Não são todos os municípios que têm condição de ter leitos de UTI e hospitais. Para esses locais, o acesso aos polos regionais, onde tais serviços existem, é condição essencial. Nesses casos o investimento na infraestrutura de transportes, embora não diretamente relacionada ao transporte público ou à saúde, são essenciais para garantir o atendimento da população.
Esse tipo de ação tem como bônus o fato de ser um dos motores para o crescimento econômico, atuando tanto na geração de emprego – gerando renda – quanto no aumento da competitividade e redução de custos de produtores, empresas e indústrias. A cada US$ 1 bilhão de dólares investido em manutenção de rodovias são gerados de 250 mil a 500 mil empregos.
O BID tem projetos para facilitar o uso de meios de deslocamento como caminhada e bicicleta?
Todas as operações urbanas de transporte do banco têm como premissa que as intervenções sejam de parede a parede –não só no pavimento, mas nas áreas para pedestres e ciclistas também, incluindo intervenções de drenagem.
Um caso interessante ocorreu na operação de empréstimo do Ceará, no qual foi identificado que a população não tinha acesso a locais para prática de exercícios, e ainda utilizava muito transporte não motorizado para deslocamentos diários. Ocorriam riscos de acidentes ao usar acostamentos, inclusive na região metropolitana de Fortaleza.
Com o intuito de aumentar a segurança viária, parte das intervenções incluíram áreas de ciclovias, que passaram a ser utilizadas pela população para caminhada e o uso de veículos não motorizados.

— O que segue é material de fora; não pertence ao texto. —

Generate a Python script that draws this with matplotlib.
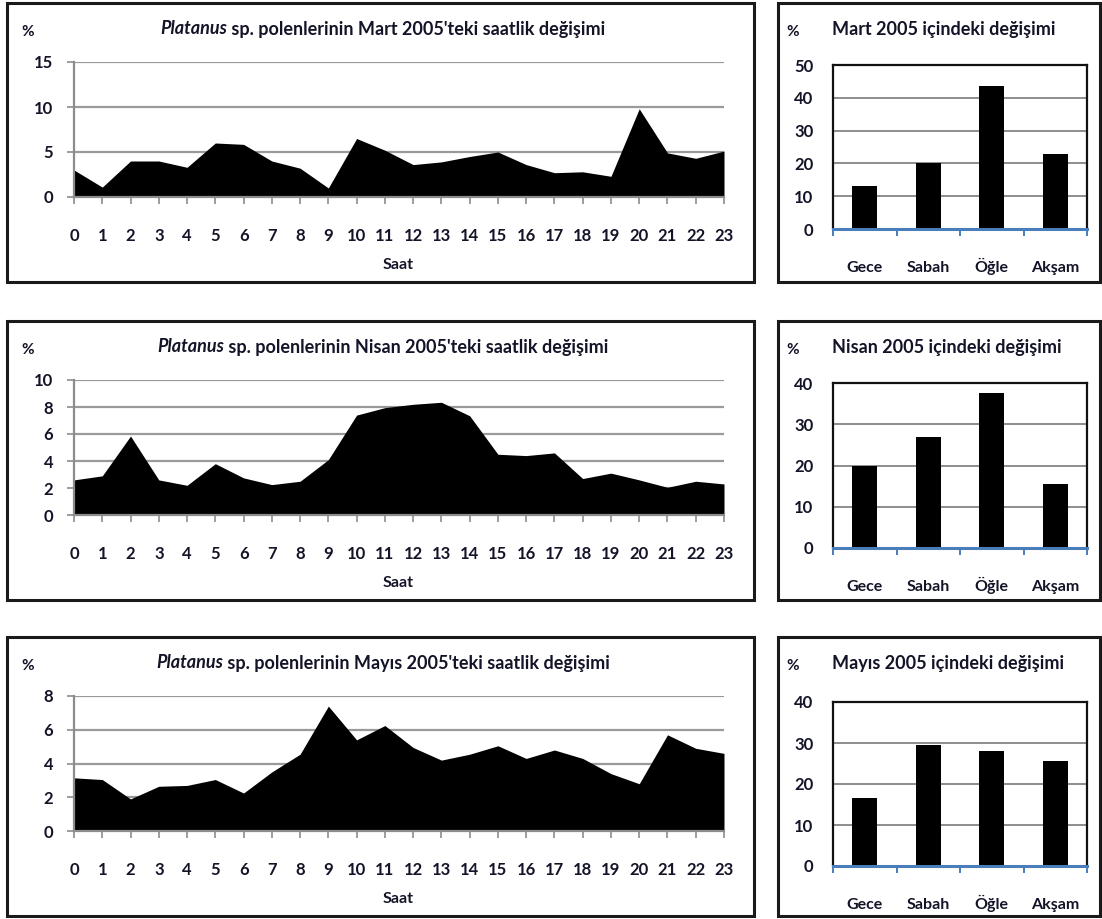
import matplotlib
matplotlib.use("Agg")
import matplotlib.pyplot as plt
from matplotlib.patches import Rectangle
import numpy as np

plt.rcParams["font.family"] = ["Lato", "DejaVu Sans"]

W, H = 1102, 919

hours = list(range(24))
months = ["Mart", "Nisan", "Mayıs"]

mart_hourly = [3.0, 1.1, 4.0, 4.0, 3.3, 6.0, 5.85, 4.0, 3.2, 1.0, 6.5, 5.2,
               3.6, 3.9, 4.5, 5.0, 3.6, 2.7, 2.8, 2.3, 9.8, 4.9, 4.3, 5.1]
nisan_hourly = [2.6, 2.9, 5.85, 2.6, 2.2, 3.8, 2.75, 2.25, 2.5, 4.1, 7.4, 7.95,
                8.2, 8.35, 7.35, 4.5, 4.4, 4.6, 2.7, 3.1, 2.6, 2.05, 2.5, 2.3]
mayis_hourly = [3.15, 3.05, 1.9, 2.65, 2.7, 3.05, 2.25, 3.5, 4.55, 7.4, 5.4, 6.25,
                4.95, 4.2, 4.55, 5.05, 4.3, 4.8, 4.3, 3.4, 2.8, 5.7, 4.9, 4.6]
hourly = [mart_hourly, nisan_hourly, mayis_hourly]
hourly_ymax = [15, 10, 8]
hourly_step = [5, 2, 2]

periods = ["Gece", "Sabah", "Öğle", "Akşam"]
mart_period = [13, 20, 43.5, 23]
nisan_period = [20, 27, 37.5, 15.5]
mayis_period = [16.5, 29.5, 28, 25.5]
period_vals = [mart_period, nisan_period, mayis_period]
period_ymax = [50, 40, 40]

TXT = "#141428"


def box(left, top, right, bottom):
    return [left / W, 1 - bottom / H, (right - left) / W, (bottom - top) / H]


def ftext(x, y, s, **kw):
    return fig.text(x / W, 1 - y / H, s, color=TXT, va="center", **kw)


fig = plt.figure(figsize=(W / 100, H / 100), dpi=100)
renderer = fig.canvas.get_renderer()

row_dy = [0, 318, 634]

for i, month in enumerate(months):
    dy = row_dy[i]

    # panel frames
    for l, r in [(7, 754), (778, 1100)]:
        fig.patches.append(Rectangle((l / W, 1 - (282 + dy) / H), (r - l) / W, 279 / H,
                                     transform=fig.transFigure, fill=False,
                                     edgecolor="#1a1a1a", linewidth=2.2))

    # hourly area chart
    ax = fig.add_axes(box(74, 62 + dy, 724, 197 + dy))
    ax.fill_between(hours, hourly[i], 0, color="black", linewidth=0)
    ax.set_xlim(0, 23)
    ax.set_ylim(0, hourly_ymax[i])
    yt = np.arange(0, hourly_ymax[i] + 1, hourly_step[i])
    ax.set_yticks(yt, labels=[str(v) for v in yt], fontweight="bold")
    ax.set_xticks(hours, labels=[str(h) for h in hours], fontweight="bold")
    ax.set_axisbelow(True)
    ax.grid(axis="y", color="#9a9a9a", linewidth=1.6)
    for s in ["top", "right"]:
        ax.spines[s].set_visible(False)
    for s in ["left", "bottom"]:
        ax.spines[s].set_color("#8c8c8c")
        ax.spines[s].set_linewidth(1.6)
    ax.tick_params(axis="x", length=5, width=1.2, color="#8c8c8c", pad=17,
                   labelsize=12, labelcolor=TXT)
    ax.tick_params(axis="y", length=5, width=1.2, color="#8c8c8c", pad=10,
                   labelsize=12, labelcolor=TXT)

    ftext(28, 32 + dy, "%", fontsize=11, fontweight="bold", ha="center")
    ftext(398, 265 + dy, "Saat", fontsize=11.5, fontweight="bold", ha="center")

    # title: italic genus name + regular rest, centred together
    t1 = ftext(0, 29 + dy, "Platanus", fontsize=13, style="italic",
               fontweight="bold", ha="left")
    t2 = ftext(0, 29 + dy, f" sp. polenlerinin {month} 2005'teki saatlik değişimi",
               fontsize=13, fontweight="bold", ha="left")
    w1 = t1.get_window_extent(renderer).width
    w2 = t2.get_window_extent(renderer).width
    x0 = 383 - (w1 + w2) / 2
    t1.set_x(x0 / W)
    t2.set_x((x0 + w1) / W)

    # period bar chart
    bx = fig.add_axes(box(833, [65, 383, 702][i], 1087, [229, 548, 866][i]))
    xs = np.arange(len(periods))
    bx.bar(xs, period_vals[i], width=0.4, color="black", zorder=3)
    bx.set_xlim(-0.5, len(periods) - 0.5)
    bx.set_ylim(0, period_ymax[i])
    byt = np.arange(0, period_ymax[i] + 1, 10)
    bx.set_yticks(byt, labels=[str(v) for v in byt], fontweight="bold")
    bx.set_xticks(xs, labels=periods, fontweight="bold", va="baseline")
    bx.set_xticks(np.arange(-0.5, len(periods)), minor=True)
    bx.grid(axis="y", color="#7a7a7a", linewidth=1.2, zorder=1)
    for s in ["top", "right", "left"]:
        bx.spines[s].set_color("#111111")
        bx.spines[s].set_linewidth(1.6)
    bx.spines["bottom"].set_color("#4a7ebb")
    bx.spines["bottom"].set_linewidth(2.2)
    bx.spines["bottom"].set_zorder(4)
    bx.tick_params(axis="x", which="major", length=0, pad=31, labelsize=11.5,
                   labelcolor=TXT)
    bx.tick_params(axis="x", which="minor", length=5, width=1.4, color="#4a7ebb")
    bx.tick_params(axis="y", length=0, pad=14, labelsize=12, labelcolor=TXT)

    ftext(793, 32 + dy, "%", fontsize=11, fontweight="bold", ha="center")
    ftext(832, 29 + dy, f"{month} 2005 içindeki değişimi", fontsize=13,
          fontweight="bold", ha="left")

fig.savefig("out.png", dpi=100)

Em Curitiba, estamos propondo que as estações de transporte público sejam polos multimodais, assim os usuários poderão integrar os serviços de ônibus e meios não motorizados, com pagamento em uma plataforma unificada e proporcionando ambientes confortáveis aos pedestres e ciclistas.
Em Campo Grande, no Mato Grosso do Sul, a rua 14 de Julho passou por uma requalificação que transformou a configuração da via, focando nas pessoas e não nos veículos. Essas mudanças proporcionam ao pedestre mais espaço, calçadas mais largas, acessibilidade e conforto ao caminhar, e se moldam às orientações das autoridades em saúde de evitar as aglomerações e transitar por ambientes arejados, ao ar livre.
Também temos trabalhos com o Ministério do Desenvolvimento Regional para estabelecer padrões de ciclovias e calçadas para os municípios, a fim de fomentar uma mobilidade de baixo carbono.